In October last year, private equity-backed Caelus Energy said that it discovered as much as 6 billion barrels of oil on Alaska’s northern coast, of which 1.8-2.4 billion barrels are considered recoverable. The find could lift Alaska’s statewide recoverable oil reserve base by around 80 percent.
But with oil prices stuck in a narrow band just above $50, the extreme weather and the costly and currently uneconomical drilling in Alaska, new oil flowing through the pipeline is probably a decade or more away.
The state’s oil production has been declining. In the week of April 7, oil output was 534,000 bpd, nearly half of the volume Alaska pumped in the first week of April 2004. Last year, production averaged 490,000 bpd, and although it was slightly up from 2015, such low volumes as in the past three years were last seen in 1977, the year in which TAPS became operational.
With TAPS delivering around 90 percent of Alaska’s unrestricted general fund revenue, the state’s budget hinges on oil revenues, and Alaska is facing a $3-billion fiscal gap this year despite a 44-percent budget cut over the past four years.
Referring to the pipeline, Alaska Governor Bill Walker told Bloomberg in a phone interview:
“We need to see oil in that pipeline. That’s our cash register. That’s what generates the revenue.”
In The State of the State Address from January this year, Governor Walker said that revenues were down more than 80 percent from what they were four years ago. The budget has been cut by 44 percent over the period, but Alaska still faces a $3-billion fiscal gap. Nonetheless, “new oil discoveries have the potential to stem the downturn in production”, Gov. Walker said. However, “it would take a price of over $100 a barrel for a long period of time to solve our fiscal problem. Or it would require tripling the flow of oil in the pipeline. Neither is expected anytime soon,” the governor noted.

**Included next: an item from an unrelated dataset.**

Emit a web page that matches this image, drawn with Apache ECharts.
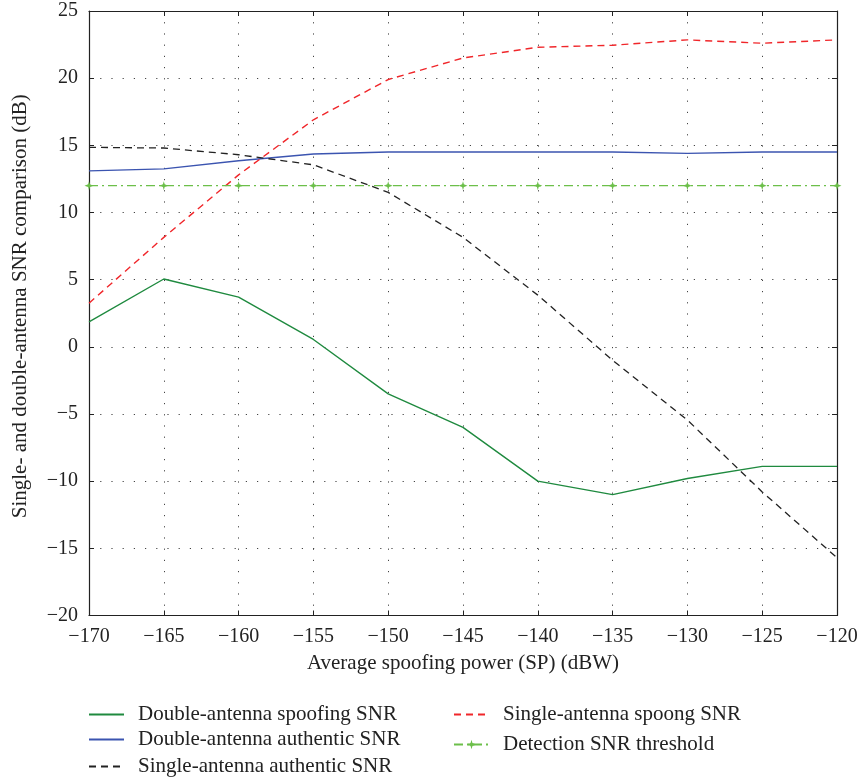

New drilling and new projects in Alaska’s harsh weather require much more investment than onshore shale plays. At current oil prices, total U.S. crude oil production is expected to rise this year compared to last year, but it will be driven by the Permian down in West Texas. Meanwhile, Alaska will continue with budget austerity waiting for better times—and much higher oil prices—that could make drillers comfortable with spending in frontier ventures.